In line five, he employs the second person, “You ate that first one and its flesh…” which brings the blackberries as close to our mouths as to his, and the word flesh amalgamates the blackberry with his own being. The union between Heaney’s humanity and the blackberries is further supported by the next line where the berries become like “thickened wine,” the drink which humans have drunk for centuries in intimate settings of bonding and transformation—weddings and holy communion in church. Too, in the same line, the “summer’s blood” which is in the berries--suggests a mixing of Heaney’s blood with the blackberries and with summer. Do the berries now have his blood as the summer has them both?
Of course the berries leave “stains on his tongue” and a “lust for picking.” Blackberry picking is more than just a routine for Heaney, it involves the core passions of life, of childhood. The prepositional phrase “with milk cans, pea tins, jam pots” contains the rhythm of the berries hitting the pail. We hear the memory as well as he does.
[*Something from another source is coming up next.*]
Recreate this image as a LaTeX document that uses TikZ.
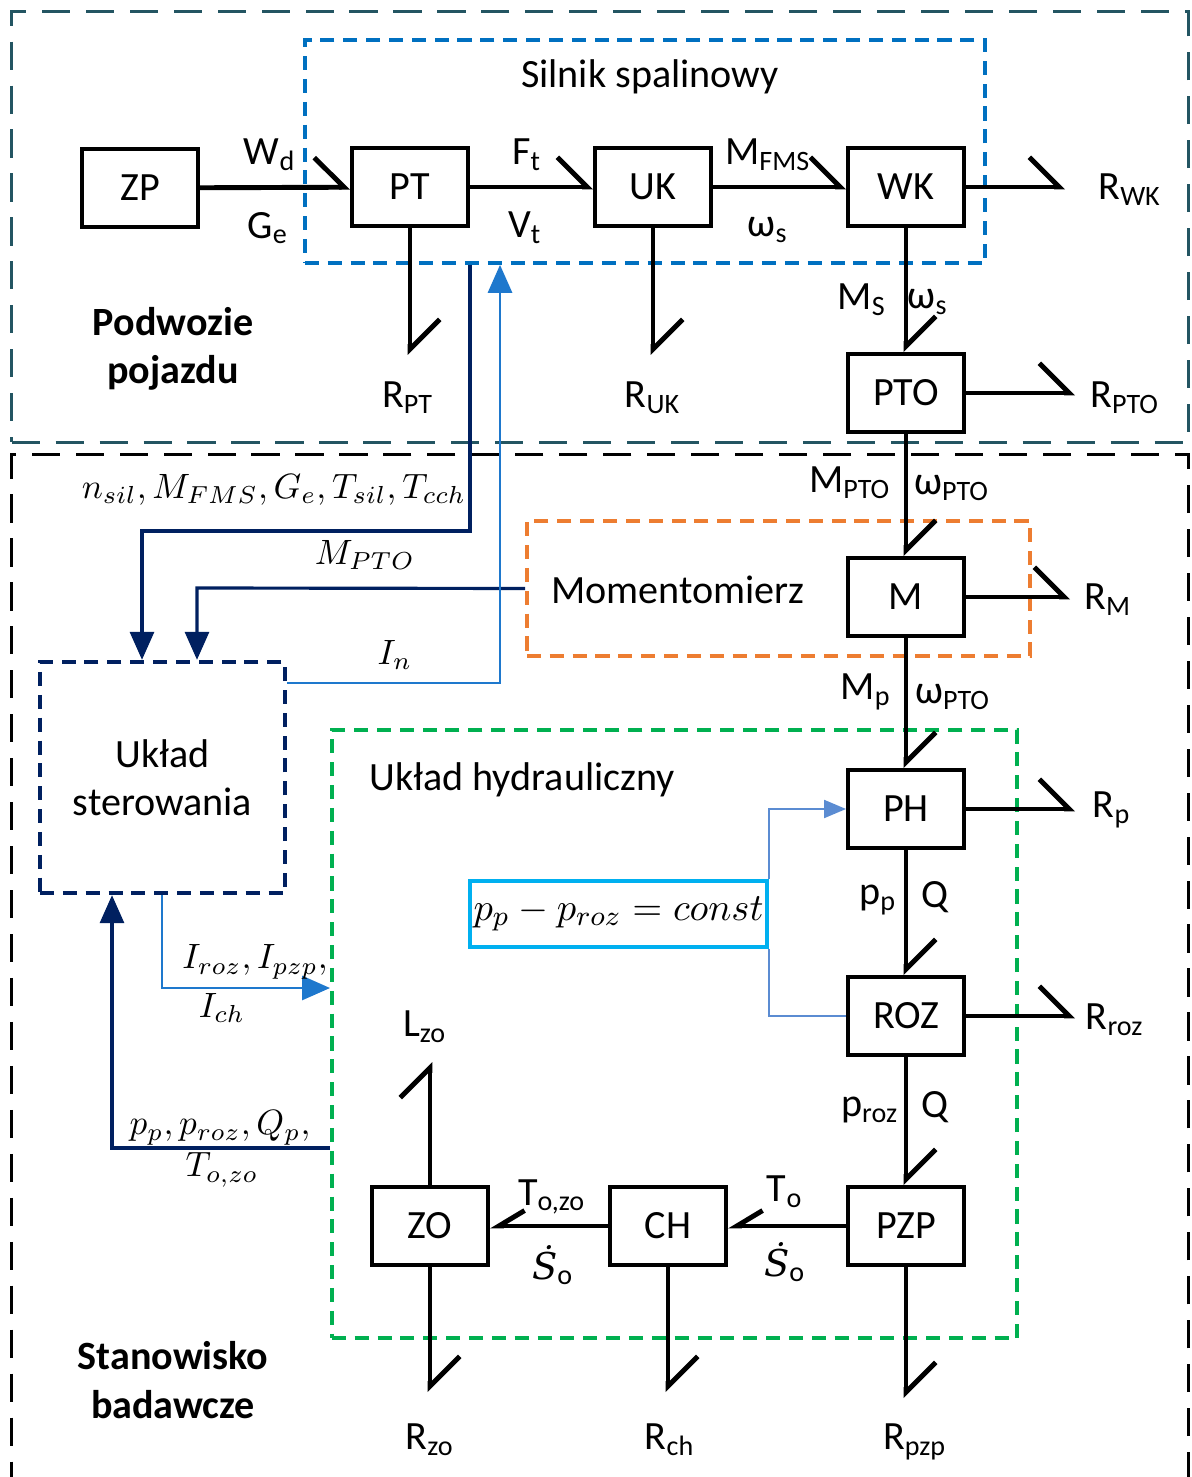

But nothing of value comes without hard work, the mini-theme of the next six lines: “where briars scratched and wet grass bleached our boots.” After all, Heaney must introduce some pain here as a set-up for his thematic reflection of grave reality which encompasses the whole poem. “We trekked and picked” and “Our hands were peppered / With thorn pricks, our palms sticky as Bluebeard’s." Life can be a sticky mess—it isn’t easy, and it can be as ugly and downright immoral as Bluebeard.
The opening line of the second stanza, “We hoarded the fresh berries in the byre,” reveals the first of Heaney’s desperate attempts to hold on to what must inevitably change. The strong verb hoarded shows just how desperate he is to hold on—just how desperate all of us are. The berries are “fresh” going in—but that’s just it, the freshness cannot last, a frightening fact he was aware of subconsciously as a child, but only fully as an adult.
The transition word “but” in the next line signals the necessary alarm—can we not simply have a nice memory of picking blackberries as a child? Not here, where reality is the great leveler, a fundamental that Heaney is compelled to reveal. The “rat-grey fungus” shows up not long after they fill the byre “glutting” on his cache. And, he says, “the juice was stinking too,” the “fruit fermented,” and the “sweet flesh would turn sour." The repetition of the harshness of time, loss, and decomposition emphasizes just how intense this natural reality of the world is for Heaney. It is something to cry over. We cannot hold on, we cannot retain. Thus, he says, “I always felt like crying. It wasn’t fair." I could not concur more—life isn’t fair. All the best we have passes and only death awaits—a fact which bring tears to our eyes, too.
He closes the poem by saying of the blackberries that each year he “hoped they’d keep, knew they would not." The painful theme of love and loss, life and death flashed before his eyes as a youth, but more intensely as an adult. But even with this, I feel there may be something more—a glimmer of light which rises, minimally but mystically, from the poem: Heaney’s poetic recounting of such an experience assuages him, even provides him a respite to deal with the implacability of time and death. By expressing his deepest concerns in this rich poem, he mixes the beauty of memory with the salve of writing, giving us a context for hope.